▽
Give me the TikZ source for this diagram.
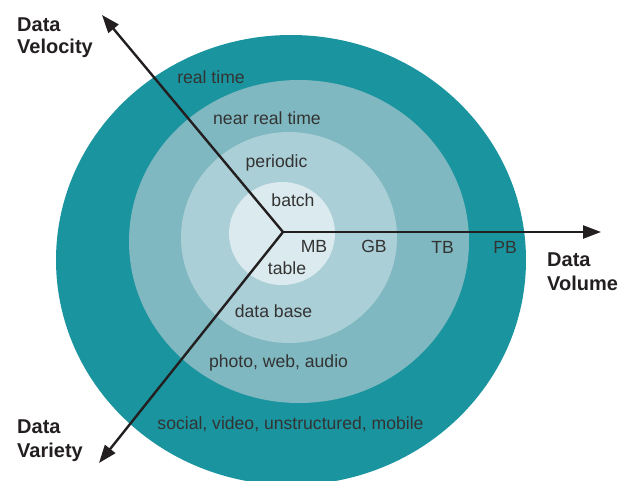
\documentclass[tikz,border=0pt]{standalone}
\usepackage{fontspec}
\setmainfont{Liberation Sans}
\usetikzlibrary{arrows.meta}
\definecolor{ringA}{HTML}{1A949E}
\definecolor{ringB}{HTML}{7FB8C0}
\definecolor{ringC}{HTML}{ABCFD7}
\definecolor{ringD}{HTML}{DBEAEE}
\definecolor{ink}{HTML}{231F20}
\definecolor{lbl}{HTML}{333333}
\begin{document}
\begin{tikzpicture}[x=1pt,y=-1pt,
  ringlabel/.style={inner sep=0pt, anchor=base, text=lbl, font=\fontsize{17.6}{20}\selectfont},
  axislabel/.style={inner sep=0pt, anchor=base west, text=ink, font=\fontsize{20}{24}\selectfont\bfseries},
  axisline/.style={draw=ink, line width=2.4pt, -{Triangle[length=18pt,width=13pt]}}]
\useasboundingbox (0,0) rectangle (635,480);
\clip (0,0) rectangle (635,480);
% rings
\fill[ringA] (291,260) ellipse [x radius=235, y radius=225];
\fill[ringB] (299,241.5) ellipse [x radius=170, y radius=161.5];
\fill[ringC] (289,237.5) ellipse [x radius=108, y radius=105.5];
\fill[ringD] (282,233.5) ellipse [x radius=53, y radius=51.5];
% ring labels
\node[ringlabel] (rt) at (211,83) {real time};
\node[ringlabel] (nrt) at (267,124) {near real time};
\node[ringlabel] (per) at (276.5,167) {periodic};
\node[ringlabel] (bat) at (293,206) {batch};
\node[ringlabel] (mb) at (314,252) {MB};
\node[ringlabel] (gb) at (374,252) {GB};
\node[ringlabel] (tb) at (442.5,253) {TB};
\node[ringlabel] (pb) at (505,253) {PB};
\node[ringlabel] (tab) at (287,274) {table};
\node[ringlabel] (db) at (273.5,317) {data base};
\node[ringlabel] (pwa) at (278.5,367) {photo, web, audio};
\node[ringlabel] (svu) at (290.5,429) {social, video, unstructured, mobile};
% axes
\coordinate (O) at (283,232);
\coordinate (vel) at (102,15);
\coordinate (vol) at (601,232);
\coordinate (var) at (99,463);
\draw[axisline] (O) -- (vel);
\draw[axisline] (O) -- (vol);
\draw[axisline] (O) -- (var);
% axis labels
\node[axislabel] (velA) at (17,31) {Data};
\node[axislabel] (velB) at (17,53) {Velocity};
\node[axislabel] (volA) at (547,266) {Data};
\node[axislabel] (volB) at (547,290) {Volume};
\node[axislabel] (varA) at (17,433) {Data};
\node[axislabel] (varB) at (17,457) {Variety};
\end{tikzpicture}
\end{document}
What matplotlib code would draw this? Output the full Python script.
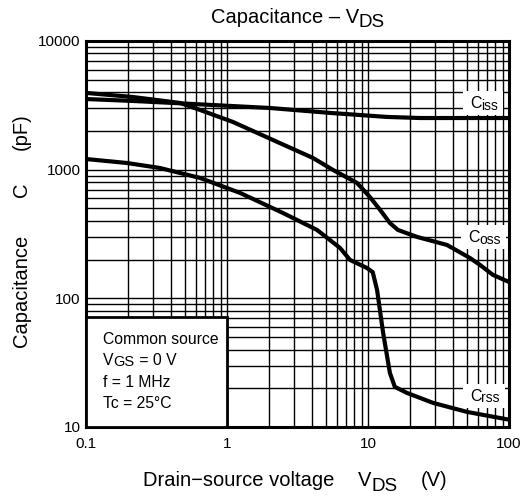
import matplotlib.pyplot as plt
from matplotlib.patches import Rectangle
from matplotlib.ticker import FixedLocator, FixedFormatter, LogLocator, NullFormatter

plt.rcParams['font.family'] = ['Liberation Sans', 'DejaVu Sans']

# Ciss
vds_iss = [0.1, 0.215, 0.414, 2.02, 5.4, 13.6, 23.4, 100]
c_iss = [3540, 3420, 3300, 3015, 2760, 2570, 2520, 2520]

# Coss
vds_oss = [0.1, 0.215, 0.465, 0.645, 1.10, 2.12, 4.07, 5.65, 8.36, 10.3, 12.2,
           14.3, 16.3, 22.3, 36.3, 52.8, 62.2, 77, 100]
c_oss = [3950, 3670, 3300, 2910, 2350, 1700, 1233, 995, 789, 614, 486,
         385, 340, 300, 260, 206, 182, 152, 134]

# Crss
vds_rss = [0.1, 0.195, 0.335, 0.645, 1.24, 2.49, 4.35, 6.32, 7.45, 9.84, 10.8,
           11.6, 12.8, 14.3, 15.5, 18.9, 28.9, 50.4, 100]
c_rss = [1210, 1127, 1030, 862, 659, 461, 340, 247, 199, 172, 160,
         116, 54, 26.3, 20.5, 18.4, 15.4, 13.1, 11.4]

x_ticks = [0.1, 1, 10, 100]
x_labels = ['0.1', '1', '10', '100']
y_ticks = [10, 100, 1000, 10000]
y_labels = ['10', '100', '1000', '10000']

W, H = 525, 499
fig = plt.figure(figsize=(W / 100, H / 100), dpi=100)
rend = fig.canvas.get_renderer()


def put_runs(x, y, runs, ha='left'):
    # x in px from left, y = baseline in px from top; numbers in runs are gaps in px
    items = []
    for r in runs:
        if isinstance(r, (int, float)):
            items.append((None, r, 0))
            continue
        s, size, dy = r
        t = fig.text(0, 0, s, fontsize=size, va='baseline', ha='left', zorder=5)
        items.append((t, t.get_window_extent(renderer=rend).width, dy))
    total = sum(w for _, w, _ in items)
    x0 = x - total / 2 if ha == 'center' else x
    left = x0
    for t, w, dy in items:
        if t is not None:
            t.set_position((x0 / W, (H - y - dy) / H))
        x0 += w
    return left, x0


ax = fig.add_axes([86 / W, 1 - 427 / H, 423 / W, 386 / H])
ax.set_xscale('log')
ax.set_yscale('log')
ax.set_xlim(0.1, 100)
ax.set_ylim(10, 10000)

ax.xaxis.set_major_locator(FixedLocator(x_ticks))
ax.xaxis.set_major_formatter(FixedFormatter(x_labels))
ax.yaxis.set_major_locator(FixedLocator(y_ticks))
ax.yaxis.set_major_formatter(FixedFormatter(y_labels))
ax.xaxis.set_minor_locator(LogLocator(base=10, subs=range(2, 10)))
ax.yaxis.set_minor_locator(LogLocator(base=10, subs=range(2, 10)))
ax.xaxis.set_minor_formatter(NullFormatter())
ax.yaxis.set_minor_formatter(NullFormatter())
ax.grid(True, which='both', color='black', linewidth=1.0)
ax.tick_params(which='both', length=0, labelsize=11)
ax.tick_params(axis='x', pad=7)
ax.tick_params(axis='y', pad=4)
for s in ax.spines.values():
    s.set_linewidth(2.2)

ax.plot(vds_iss, c_iss, color='black', linewidth=3.0)
ax.plot(vds_oss, c_oss, color='black', linewidth=3.0)
ax.plot(vds_rss, c_rss, color='black', linewidth=3.0)

# condition box (0.1..1 V, up to ~72 pF)
ax.add_patch(Rectangle((0.1, 10), 0.9, 61.6, facecolor='white', edgecolor='black',
                       linewidth=2, zorder=3))
put_runs(103, 344, [('Common source', 11.3, 0)])
put_runs(103, 365, [('V', 11.3, 0), ('GS', 10.5, 1.5), (' = 0 V', 11.3, 0)])
put_runs(103, 387, [('f = 1 MHz', 11.3, 0)])
put_runs(103, 408, [('Tc = 25°C', 11.3, 0)])

# curve labels on white patches
for cx, cy, sub in [(470, 108, 'iss'), (468, 242, 'oss'), (470, 401, 'rss')]:
    l, r = put_runs(cx, cy, [('C', 11.5, 0), (sub, 10, 1.5)])
    fig.add_artist(Rectangle(((l - 7) / W, (H - cy - 7) / H), (r - l + 12) / W, 24 / H,
                             facecolor='white', edgecolor='none', zorder=1))

# title and axis labels
put_runs(298, 23, [('Capacitance – V', 14.5, 0), ('DS', 13.5, 4)], ha='center')
put_runs(143, 486, [('Drain−source voltage', 14.5, 0), 24, ('V', 14.5, 0),
                    ('DS', 13.5, 5), 23, ('(V)', 14.5, 0)])
for s, yc in [('Capacitance', 291), ('C', 190), ('(pF)', 132)]:
    fig.text(27 / W, 1 - yc / H, s, fontsize=14.5, rotation=90,
             rotation_mode='anchor', ha='center', va='baseline')

fig.savefig('out.png', dpi=100)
△
◆ **Exercise objective**
All lines above with "source" in them should be returned.

◆ **Response below**
Give me the TikZ source for this diagram.
put_runs(103, 344, [('Common source', 11.3, 0)])
put_runs(143, 486, [('Drain−source voltage', 14.5, 0), 24, ('V', 14.5, 0),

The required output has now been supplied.